A blog posting for my granddad

12 August 2009

Cruising down the Nile

On Monday we were to join our cruise boat for the trip from Aswan to Luxor. We really didn't know what to expect. We had booked the 2 night 3 day trip through our hotel in Aswan and it had only cost £100 for the 2 of us. We had been shown a brochure of a boat that looked very nice but we weren't convinced that was the kind of boat we might end up on. The lonely Planet has many warnings of backpackers being sold very disappointing cruises by cheap hotels in Aswan. So as we drew up to our boat, the Sentido hotels and resorts M/S El Mahrousa, we were very pleasantly surprised. It was a great boat! Very smart with a bar, restaurant, lounge and really nice top deck with a pool and lots of loungers.

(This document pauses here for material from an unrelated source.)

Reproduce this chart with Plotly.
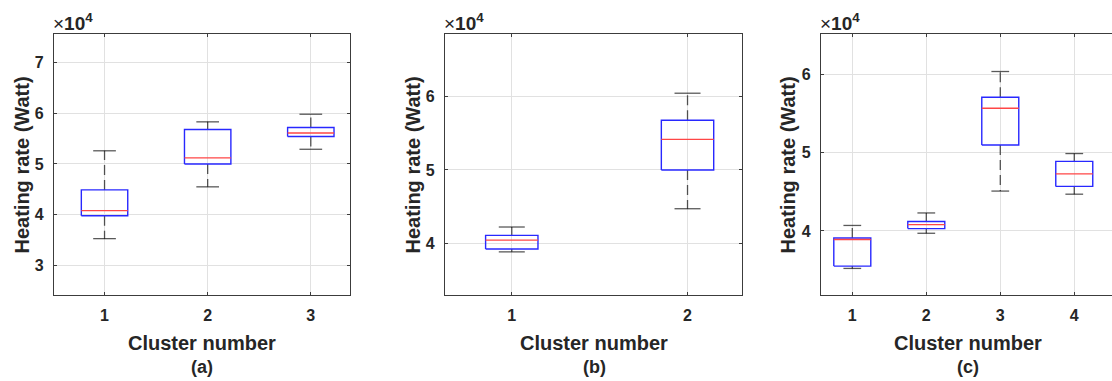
import plotly.graph_objects as go

# ---------------- data (Heating rate in Watt) ----------------
clusters_a = [1, 2, 3]
lo_a  = [35300, 45500, 52900]
q1_a  = [39800, 50000, 55400]
med_a = [40800, 51200, 56100]
q3_a  = [44900, 56800, 57200]
hi_a  = [52600, 58300, 59800]

clusters_b = [1, 2]
lo_b  = [38800, 44700]
q1_b  = [39200, 50000]
med_b = [40400, 54200]
q3_b  = [41050, 56800]
hi_b  = [42200, 60500]

clusters_c = [1, 2, 3, 4]
lo_c  = [35200, 39700, 45100, 44700]
q1_c  = [35500, 40300, 51000, 45700]
med_c = [38900, 40800, 55700, 47300]
q3_c  = [39100, 41200, 57100, 48900]
hi_c  = [40700, 42300, 60400, 49900]

yticks_a = [3, 4, 5, 6, 7]
yticks_b = [4, 5, 6]
yticks_c = [4, 5, 6]

SCALE = 1e4
panel_tags = ["(a)", "(b)", "(c)"]

# ---------------- styling ----------------
FONT = "Liberation Sans, Arial, Helvetica, sans-serif"
TXT = "#262626"
BLUE = "rgb(40,40,255)"
RED = "rgb(255,70,70)"
WHISK = "rgba(0,0,0,0.65)"
GRID = "rgb(225,225,225)"
SPINE = "rgb(60,60,60)"

panels = [
    dict(x=clusters_a, lo=lo_a, q1=q1_a, med=med_a, q3=q3_a, hi=hi_a,
         yt=yticks_a, xr=[0.51, 3.38], yr=[2.42, 7.56], dom=[54, 350],
         bw=0.225, cw=0.11, ylab_x=21.5, mirror_y=True, xc=202),
    dict(x=clusters_b, lo=lo_b, q1=q1_b, med=med_b, q3=q3_b, hi=hi_b,
         yt=yticks_b, xr=[0.62, 2.31], yr=[3.29, 6.86], dom=[445, 742],
         bw=0.149, cw=0.074, ylab_x=412.5, mirror_y=True, xc=594),
    dict(x=clusters_c, lo=lo_c, q1=q1_c, med=med_c, q3=q3_c, hi=hi_c,
         yt=yticks_c, xr=[0.577, 4.51], yr=[3.18, 6.52], dom=[821, 1112],
         bw=0.25, cw=0.12, ylab_x=787.5, mirror_y=False, xc=968),
]

W, H = 1112, 381
ytop, ybot = 34, 295
ydom = [1 - ybot / H, 1 - ytop / H]

fig = go.Figure()
layout = dict(width=W, height=H, margin=dict(l=0, r=0, t=0, b=0),
              paper_bgcolor="white", plot_bgcolor="white",
              showlegend=False, annotations=[])

for i, p in enumerate(panels):
    n = "" if i == 0 else str(i + 1)
    xa, ya = "x" + n, "y" + n
    bx, by, mx, my, wx, wy, cx, cy = [], [], [], [], [], [], [], []
    for k, c in enumerate(p["x"]):
        lo = p["lo"][k] / SCALE
        q1 = p["q1"][k] / SCALE
        md = p["med"][k] / SCALE
        q3 = p["q3"][k] / SCALE
        hi = p["hi"][k] / SCALE
        b, cw = p["bw"], p["cw"]
        bx += [c - b, c + b, c + b, c - b, c - b, None]
        by += [q1, q1, q3, q3, q1, None]
        mx += [c - b, c + b, None]
        my += [md, md, None]
        wx += [c, c, None, c, c, None]
        wy += [q3, hi, None, q1, lo, None]
        cx += [c - cw, c + cw, None, c - cw, c + cw, None]
        cy += [hi, hi, None, lo, lo, None]
    fig.add_trace(go.Scatter(x=wx, y=wy, mode="lines", xaxis=xa, yaxis=ya,
                             line=dict(color=WHISK, width=1.3, dash="10px,5px"),
                             hoverinfo="skip"))
    fig.add_trace(go.Scatter(x=cx, y=cy, mode="lines", xaxis=xa, yaxis=ya,
                             line=dict(color=WHISK, width=1.3), hoverinfo="skip"))
    fig.add_trace(go.Scatter(x=bx, y=by, mode="lines", xaxis=xa, yaxis=ya,
                             line=dict(color=BLUE, width=1.4), hoverinfo="skip"))
    fig.add_trace(go.Scatter(x=mx, y=my, mode="lines", xaxis=xa, yaxis=ya,
                             line=dict(color=RED, width=1.3), hoverinfo="skip"))

    common = dict(showline=True, linecolor=SPINE, linewidth=1.2,
                  ticks="inside", ticklen=3, tickcolor=SPINE, tickwidth=1,
                  showgrid=True, gridcolor=GRID, gridwidth=1, zeroline=False,
                  tickfont=dict(family=FONT, size=16, color=TXT, weight="bold"))
    layout["xaxis" + n] = dict(common, domain=[p["dom"][0] / W, p["dom"][1] / W],
                               range=p["xr"], tickvals=p["x"], anchor=ya,
                               mirror="ticks", ticklabelstandoff=6)
    layout["yaxis" + n] = dict(common, domain=ydom, range=p["yr"],
                               tickvals=p["yt"], anchor=xa,
                               mirror="ticks" if p["mirror_y"] else False,
                               ticklabelstandoff=6)
    xc = p["xc"] / W
    ann = layout["annotations"]
    ann.append(dict(text="Cluster number", x=xc, y=1 - 343 / H,
                    xref="paper", yref="paper", xanchor="center", yanchor="middle",
                    showarrow=False,
                    font=dict(family=FONT, size=20, color=TXT, weight="bold")))
    ann.append(dict(text=panel_tags[i], x=xc, y=1 - 367 / H,
                    xref="paper", yref="paper", xanchor="center", yanchor="middle",
                    showarrow=False,
                    font=dict(family=FONT, size=18, color=TXT, weight="bold")))
    ann.append(dict(text="Heating rate (Watt)", x=p["ylab_x"] / W,
                    y=1 - 165 / H, xref="paper", yref="paper", textangle=-90,
                    xanchor="center", yanchor="middle", showarrow=False,
                    font=dict(family=FONT, size=20, color=TXT, weight="bold")))
    ann.append(dict(text="×<b>10</b><sup><b>4</b></sup>", x=(p["dom"][0] - 3) / W,
                    y=1 - 22 / H, xref="paper", yref="paper", xanchor="left",
                    yanchor="middle", showarrow=False,
                    font=dict(family=FONT, size=19, color=TXT)))

fig.update_layout(**layout)
fig.write_html("out.html")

Our cabin was really smart with ac, tv, two cute little port holes and a decent size bathroom. We got three meals a day served buffet style and announced by a man banging a gong! We also got afternoon tea at 4pm. All very pleasant and much better than we had expected.

Our first night's entertainment was a pub quiz. We managed to win which was very exciting and we got the highest score ever on the boat! Unfortunately there was no prize, but the host did say the prize was to buy everybody else in the quiz a drink! The next night's entertainment was an Egyptian band with a belly dancer and a whirling dervish.

The days were great on the boat! My kind of sightseeing, which involved relaxing on the top deck with a cool drink watching the sights of the Nile glide past and having a refreshing dip in the pool when it got too hot.

We stopped on the way at Kom Ombo. This was superb temple right on the Nile which is dedicated to both the crocodile god Sobek and Horus the elder.

Some of the columns still had some colour on them and the temple is 2500 years old!

There was another good temple on the way at Edfu, however we anchored there late at night and the temple was closed and the boat sailed again the following day at 8am meaning that you would have to have got up at 6.30 to see it, so we have that one a miss. We thoroughly enjoyed our Nile cruise. It was a great way to get from Aswan to Luxor.